Now to Matthew again. Chapter 19:13 ff. Jesus is once again shown as pointing to the need to become, “as little children”, if we are to enter the Kingdom. Remember at the beginning of this section in 18:1, the attitude of the disciples, “Who is the greatest?” Jesus turned that around to telling them rather to becoming as a little child (18:3). So here Matthew returns to this theme to highlight the next story, by contrast. The well-known story of the rich young ruler.

Let us look again at it, to hear what Jesus is saying to us today. I think the key phrase is in vs 21, “If you want to be perfect.” The word used here for perfect is “teleios”, which describes the completion of a work. eg: Luke 18:31 “Everything that is written through the prophets about the Son of Man will be accomplished (teleios).” So Matthew has already said in 5:48 that the purpose of God for each one is perfection. “Be perfect even as your heavenly Father is perfect”. This is the standard required if you wish to enter the kingdom on your own merit. So the question the young man is asking Jesus is actually “How can I attain perfection”.

Rather than enter into a theological debate with him, Jesus simply points to his greatest love which he needs to repent from if he wants to reach perfection, his money. As he slinks away Jesus’ hyperbolic comment to demonstrate the impossibility of attaining your own perfection, the camel and the needle, draws exactly the response He wants from each one of us. If it is so difficult to enter the kingdom, who then can ever be saved? (19:25)

His reply is so profound yet so simple that many miss it. vs 26 (my paraphrase) “No amount of trying to be perfect will ever get you to heaven, it is a work that only God can do”.

This discussion, if wrongly interpreted can have drastic consequences. Someone who is a smoker or maybe drinks too much, someone who is living in a wrong type of relationship etc, thinks that they first have to deal with their sin before God will accept them. I have seen people struggle for years with this idea. A number of times I’ve heard , “I can’t become a Christian until I have managed to give up smoking”. Instead, our recognition of our impotence to deal effectively with our sin is the starting point of casting ourselves on Jesus for His help, to rescue us. Jesus was the only one who could achieve a perfect life. This places Him alone in the position that He can present His life on your behalf to the Father as a substitute according to which you will be accepted.
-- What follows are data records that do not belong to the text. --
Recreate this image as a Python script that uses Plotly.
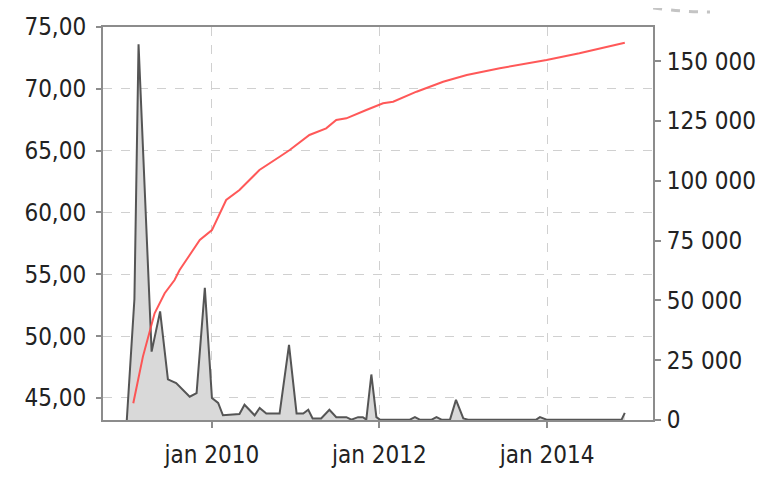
import plotly.graph_objects as go

# grey area series (left axis)
area_dates = [
    "2008-12-25", "2009-01-28", "2009-02-15", "2009-04-13", "2009-05-20",
    "2009-06-23", "2009-07-29", "2009-09-26", "2009-10-26", "2009-12-01",
    "2010-01-01", "2010-01-28", "2010-02-18", "2010-05-01", "2010-05-23",
    "2010-07-06", "2010-07-28", "2010-08-26", "2010-10-23", "2010-12-03",
    "2011-01-05", "2011-02-03", "2011-02-25", "2011-03-16", "2011-04-22",
    "2011-05-28", "2011-06-27", "2011-08-10", "2011-09-01", "2011-09-30",
    "2011-10-21", "2011-11-05", "2011-11-27", "2011-12-19", "2012-01-03",
    "2012-05-13", "2012-06-04", "2012-06-25", "2012-08-16", "2012-09-06",
    "2012-09-28", "2012-11-04", "2012-11-30", "2013-01-01", "2013-01-22",
    "2013-11-15", "2013-12-01", "2013-12-30", "2014-11-22", "2014-12-06",
]
area_values = [
    43.0, 53.0, 73.6, 48.75, 52.0,
    46.5, 46.2, 45.1, 45.4, 53.9,
    45.0, 44.6, 43.6, 43.7, 44.45,
    43.6, 44.2, 43.75, 43.75, 49.3,
    43.75, 43.75, 44.05, 43.35, 43.35,
    44.05, 43.45, 43.45, 43.25, 43.45,
    43.45, 43.25, 46.9, 43.45, 43.25,
    43.25, 43.45, 43.25, 43.25, 43.45,
    43.25, 43.25, 44.85, 43.35, 43.25,
    43.25, 43.45, 43.25, 43.25, 43.8,
]

# red cumulative line (right axis)
line_dates = [
    "2009-01-23", "2009-03-06", "2009-04-26", "2009-06-09", "2009-07-22",
    "2009-08-13", "2009-09-26", "2009-11-09", "2010-01-01", "2010-02-05",
    "2010-03-04", "2010-05-01", "2010-07-27", "2010-10-23", "2010-12-06",
    "2011-03-02", "2011-05-14", "2011-06-27", "2011-08-10", "2011-11-05",
    "2012-01-17", "2012-03-01", "2012-06-11", "2012-10-05", "2013-01-16",
    "2013-06-09", "2013-12-30", "2014-05-22", "2014-12-06",
]
line_values = [
    7000, 26500, 44600, 53000, 58500,
    62700, 69000, 75250, 79400, 86100,
    91970, 96150, 104500, 110070, 112870,
    119150, 121940, 125420, 126130, 129600,
    132400, 133070, 137250, 141430, 144230,
    147030, 150500, 153300, 157730,
]

x_tickvals = ["2010-01-01", "2012-01-01", "2014-01-01"]
x_ticktext = ["jan 2010", "jan 2012", "jan 2014"]

font = dict(family="DejaVu Sans Condensed, DejaVu Sans, sans-serif", size=24, color="#222")
axis_col = "#8c8c8c"
grid_col = "#d0d0d0"

fig = go.Figure()
fig.add_trace(go.Scatter(x=area_dates, y=area_values, mode="lines", fill="tozeroy",
                         line=dict(color="#555555", width=2), fillcolor="#d9d9d9"))
fig.add_trace(go.Scatter(x=line_dates, y=line_values, mode="lines", yaxis="y2",
                         line=dict(color="rgba(255,70,70,0.9)", width=2)))

# page body has an 8px margin, so the figure is a bit smaller than the window
fig.update_layout(
    width=771, height=469,
    margin=dict(l=95, r=126, t=19, b=57),
    paper_bgcolor="white", plot_bgcolor="white",
    showlegend=False, font=font, separators=", ",
    xaxis=dict(type="date", range=["2008-09-13", "2015-04-08"],
               tickvals=x_tickvals, ticktext=x_ticktext, automargin=False,
               showline=True, linecolor=axis_col, linewidth=2, mirror=True,
               ticks="outside", ticklen=6, tickcolor=axis_col, tickwidth=2,
               ticklabelstandoff=6,
               showgrid=True, gridcolor=grid_col, griddash="dash", gridwidth=1,
               zeroline=False),
    yaxis=dict(range=[43.22, 75.0], tick0=45, dtick=5, tickformat=",.2f",
               automargin=False,
               showline=True, linecolor=axis_col, linewidth=2, mirror=True,
               ticks="outside", ticklen=5, tickcolor=axis_col, tickwidth=2,
               ticklabelstandoff=5,
               showgrid=True, gridcolor=grid_col, griddash="dash", gridwidth=1,
               zeroline=False),
    yaxis2=dict(range=[0, 164300], tick0=0, dtick=25000, tickformat=",",
                overlaying="y", side="right", showgrid=False, zeroline=False,
                automargin=False,
                showline=True, linecolor=axis_col, linewidth=2,
                ticks="outside", ticklen=6, tickcolor=axis_col, tickwidth=2,
                ticklabelstandoff=1),
)

# dashed arc peeking in at the top right corner
fig.add_shape(type="path", xref="paper", yref="paper",
              path="M 0.9036,1.0738 Q 1.0127,1.0382 1.1036,1.0382",
              line=dict(color="#c4c4c4", width=3, dash="dash"))

fig.write_html("out.html")
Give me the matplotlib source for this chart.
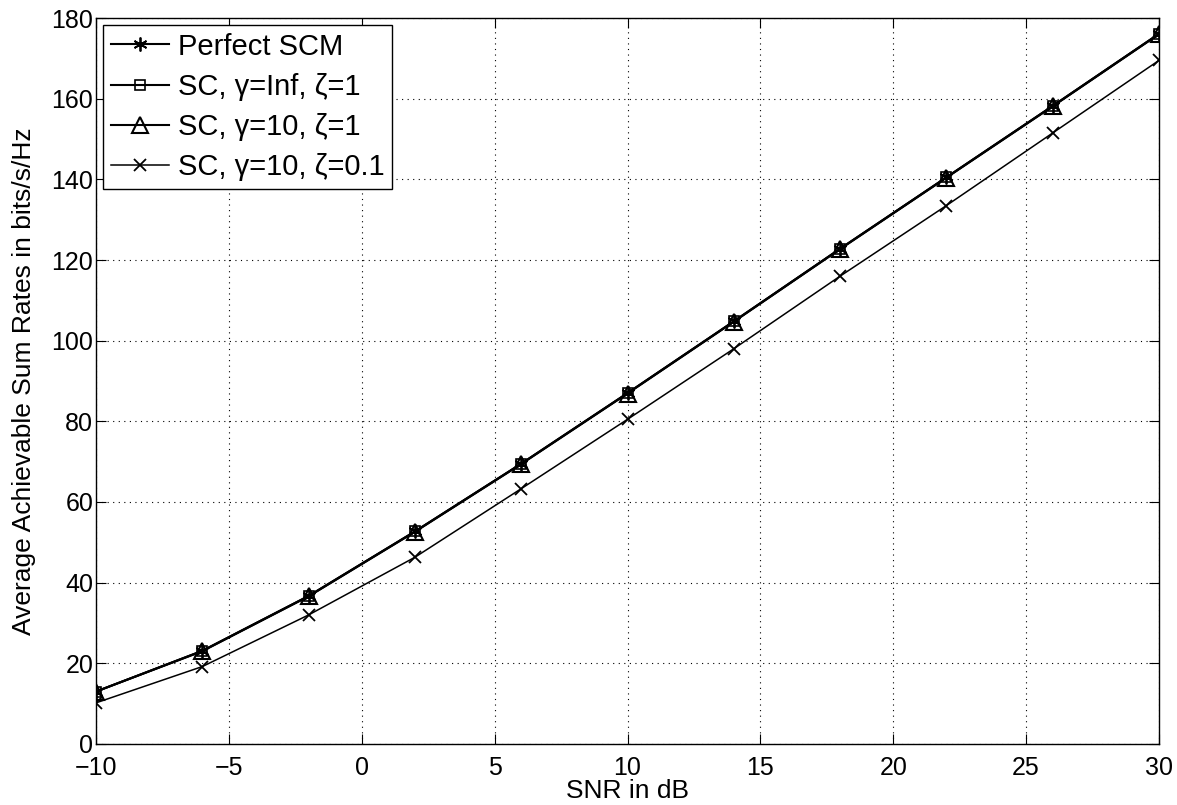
import matplotlib
matplotlib.use('Agg')
import matplotlib.pyplot as plt

plt.rcParams['font.family'] = ['Liberation Sans', 'DejaVu Sans']

snr = [-10, -6, -2, 2, 6, 10, 14, 18, 22, 26, 30]
perfect_scm = [13.0, 23.1, 36.7, 52.7, 69.5, 87.0, 104.8, 122.8, 140.5, 158.2, 176.1]
sc_inf_1 = [13.0, 23.1, 36.7, 52.7, 69.5, 87.0, 104.8, 122.8, 140.5, 158.2, 176.1]
sc_10_1 = [13.0, 23.0, 36.6, 52.6, 69.4, 86.9, 104.7, 122.7, 140.4, 158.1, 176.0]
sc_10_01 = [10.2, 19.2, 32.0, 46.3, 63.3, 80.5, 98.0, 116.0, 133.5, 151.5, 169.5]

labels = ['Perfect SCM', 'SC, γ=Inf, ζ=1', 'SC, γ=10, ζ=1', 'SC, γ=10, ζ=0.1']

fig = plt.figure(figsize=(11.77, 8.05), dpi=100)
ax = fig.add_axes([0.0816, 0.0758, 0.9031, 0.9018])

ax.plot(snr, perfect_scm, '-', marker=(6, 2, 0), color='k', lw=1.5, ms=10, mew=1.3, label=labels[0])
ax.plot(snr, sc_inf_1, '-s', color='k', lw=1.5, ms=7, mfc='none', mew=1.2, label=labels[1])
ax.plot(snr, sc_10_1, '-^', color='k', lw=1.5, ms=12, mfc='none', mew=1.5, label=labels[2])
ax.plot(snr, sc_10_01, '-x', color='k', lw=1.1, ms=9, mew=1.3, label=labels[3])

ax.set_xlim(-10, 30)
ax.set_ylim(0, 180)
ax.set_xticks(range(-10, 31, 5))
ax.set_xticklabels(['\u221210', '\u22125'] + [str(v) for v in range(0, 31, 5)])
ax.set_yticks(range(0, 181, 20))
ax.grid(True, linestyle=(0, (1, 4)), color='k', lw=0.8)
ax.tick_params(direction='in', top=True, right=True, labelsize=18, length=7, pad=2)
ax.tick_params(axis='x', pad=9)
for s in ax.spines.values():
    s.set_linewidth(1.0)

ax.set_xlabel('SNR in dB', fontsize=19, labelpad=-1)
ax.set_ylabel('Average Achievable Sum Rates in bits/s/Hz', fontsize=19, labelpad=11)

leg = ax.legend(loc='upper left', fontsize=21, fancybox=False, framealpha=1,
                edgecolor='k', handlelength=2.0, borderaxespad=0.25,
                handletextpad=0.3, labelspacing=0.42, borderpad=0.25)
leg.get_frame().set_linewidth(1.0)

fig.savefig('out.png', dpi=100)
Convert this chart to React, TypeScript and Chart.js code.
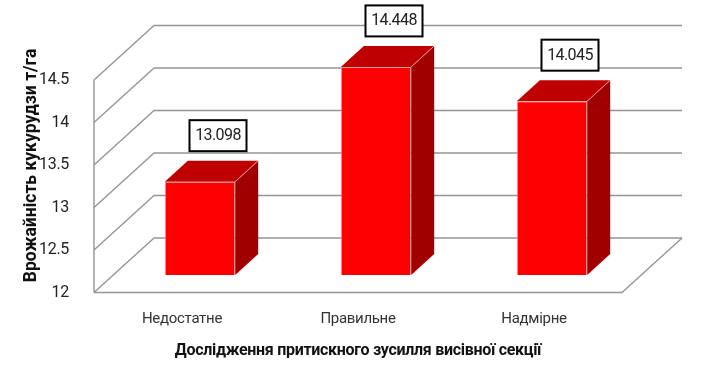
import React, { useEffect, useRef } from "react";
import { Chart, registerables } from "chart.js";

Chart.register(...registerables);

const categories = ["Недостатне", "Правильне", "Надмірне"];
const yieldValues = [13.098, 14.448, 14.045];
const valueLabels = ["13.098", "14.448", "14.045"];
const yTitle = "Врожайність кукурудзи т/га";
const xTitle = "Дослідження притискного зусилля висівної секції";
const FONT = 'Roboto, sans-serif';

const WALL = { dx: 60, dy: -54.5 };
const SHIFT = { dx: 18, dy: -17.5 };
const BAR_DEPTH = { dx: 23, dy: -21 };
const GRID = "#949494";

const chart3d = {
  id: "chart3d",
  beforeDraw(chart: any) {
    chart.ctx.letterSpacing = "-0.3px";
  },
  beforeDatasetsDraw(chart: any) {
    const { ctx, chartArea: a, scales } = chart;
    const y = scales.y;
    ctx.save();
    ctx.strokeStyle = GRID;
    ctx.lineWidth = 1.4;
    const line = (x1: number, y1: number, x2: number, y2: number) => {
      ctx.beginPath();
      ctx.moveTo(x1, y1);
      ctx.lineTo(x2, y2);
      ctx.stroke();
    };
    line(a.left, y.getPixelForValue(y.min), a.left, y.getPixelForValue(y.max));
    y.ticks.forEach((t: any) => {
      const py = y.getPixelForValue(t.value);
      line(a.left, py, a.left + WALL.dx, py + WALL.dy);
      line(a.left + WALL.dx, py + WALL.dy, a.right + WALL.dx, py + WALL.dy);
    });
    line(a.left, a.bottom, a.right, a.bottom);
    line(a.right, a.bottom, a.right + WALL.dx, a.bottom + WALL.dy);
    ctx.restore();

    ctx.save();
    ctx.translate(SHIFT.dx, SHIFT.dy);
    const meta = chart.getDatasetMeta(0);
    meta.data.forEach((bar: any) => {
      const hw = bar.width / 2;
      const l = bar.x - hw;
      const r = bar.x + hw;
      ctx.lineWidth = 1;
      ctx.strokeStyle = "#e39a9a";
      ctx.fillStyle = "#a00000";
      ctx.beginPath();
      ctx.moveTo(r, bar.y);
      ctx.lineTo(r + BAR_DEPTH.dx, bar.y + BAR_DEPTH.dy);
      ctx.lineTo(r + BAR_DEPTH.dx, bar.base + BAR_DEPTH.dy);
      ctx.lineTo(r, bar.base);
      ctx.closePath();
      ctx.fill();
      ctx.fillStyle = "#bf0000";
      ctx.beginPath();
      ctx.moveTo(l, bar.y);
      ctx.lineTo(l + BAR_DEPTH.dx, bar.y + BAR_DEPTH.dy);
      ctx.lineTo(r + BAR_DEPTH.dx, bar.y + BAR_DEPTH.dy);
      ctx.lineTo(r, bar.y);
      ctx.closePath();
      ctx.fill();
      ctx.beginPath();
      ctx.moveTo(r, bar.y);
      ctx.lineTo(r + BAR_DEPTH.dx, bar.y + BAR_DEPTH.dy);
      ctx.stroke();
    });
  },
  afterDatasetsDraw(chart: any) {
    const { ctx } = chart;
    const meta = chart.getDatasetMeta(0);
    meta.data.forEach((bar: any, i: number) => {
      const w = 57;
      const h = 31;
      const cx = bar.x + 18;
      const cy = bar.y - 46;
      ctx.fillStyle = "#ffffff";
      ctx.fillRect(cx - w / 2, cy - h / 2, w, h);
      ctx.strokeStyle = "#000000";
      ctx.lineWidth = 2;
      ctx.strokeRect(cx - w / 2, cy - h / 2, w, h);
      ctx.fillStyle = "#222222";
      ctx.font = `16px ${FONT}`;
      ctx.letterSpacing = "-0.6px";
      ctx.textAlign = "center";
      ctx.textBaseline = "middle";
      ctx.fillText(valueLabels[i], cx, cy + 0.5);
    });
    ctx.restore();
  },
  afterDraw(chart: any) {
    const { ctx } = chart;
    ctx.save();
    ctx.translate(31.5, 165.5);
    ctx.rotate(-Math.PI / 2);
    ctx.fillStyle = "#111111";
    ctx.font = `bold 17.5px ${FONT}`;
    ctx.letterSpacing = "0px";
    ctx.textAlign = "center";
    ctx.textBaseline = "middle";
    ctx.fillText(yTitle, 0, 0);
    ctx.restore();
  },
};

export default function App() {
  const ref = useRef<HTMLCanvasElement>(null);
  useEffect(() => {
    const chart = new Chart(ref.current as HTMLCanvasElement, {
      type: "bar",
      data: {
        labels: categories,
        datasets: [
          {
            data: yieldValues,
            base: 12,
            backgroundColor: "#ff0000",
            borderColor: "#e39a9a",
            borderWidth: 1,
            barPercentage: 0.4,
            categoryPercentage: 1,
            clip: false,
          } as any,
        ],
      },
      plugins: [chart3d],
      options: {
        animation: false,
        responsive: false,
        layout: { padding: { top: 80, left: 0, right: 81, bottom: 0 } },
        plugins: { legend: { display: false }, tooltip: { enabled: false } },
        scales: {
          y: {
            min: 12,
            max: 14.5,
            grid: { display: false },
            border: { display: false },
            ticks: {
              stepSize: 0.5,
              padding: 17,
              color: "#222222",
              font: { family: FONT, size: 16 },
              callback: (v: any) => String(v),
            },
            afterFit: (s: any) => {
              s.width = 94;
            },
          },
          x: {
            grid: { display: false },
            border: { display: false },
            ticks: {
              padding: 10,
              maxRotation: 0,
              autoSkip: false,
              color: "#333333",
              font: { family: FONT, size: 15 },
            },
            title: {
              display: true,
              text: xTitle,
              color: "#111111",
              font: { family: FONT, size: 16, weight: "bold" },
              padding: { top: 0, bottom: 13 },
            },
            afterFit: (s: any) => {
              s.height = 81.5;
            },
          },
        },
      },
    });
    return () => chart.destroy();
  }, []);
  return (
    <canvas
      ref={ref}
      width={703}
      height={374}
      style={{ position: "absolute", left: 0, top: 0, display: "block" }}
    />
  );
}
So, “What about repentance?” You ask me. Repentance is the starting point where we realize what I have just told you. The point at which you turn from trusting in your own ability to achieve the perfect life and and place your trust in Jesus instead. The gospel message is just that. We recognize our impotence to live the perfect Christian life and turn to Jesus to give us the strength. Our acceptance by Him does not depend on how well we are doing in giving up certain sins or actively doing the good He asks us to do. Our acceptance depends rather in or placing our trust in Him and what He has done on our behalf.

Can possessions be an idol in your life? Absolutely! It is one of the most common idols. As we struggle with, “Going out and selling all our belongings and giving them to the poor” 19:21, if that is your idol, Jesus will slowly empower you to do what you need to do to get the right result.

The message to me this week is again: “Become as a little child before Jesus again. Depend on Him to empower me to live the true gospel life. When I fail, I must confess and come to Him again”. Never get tired of this simple gospel message because it is the most powerful and releasing way to live with Jesus. That is authentic Christianity.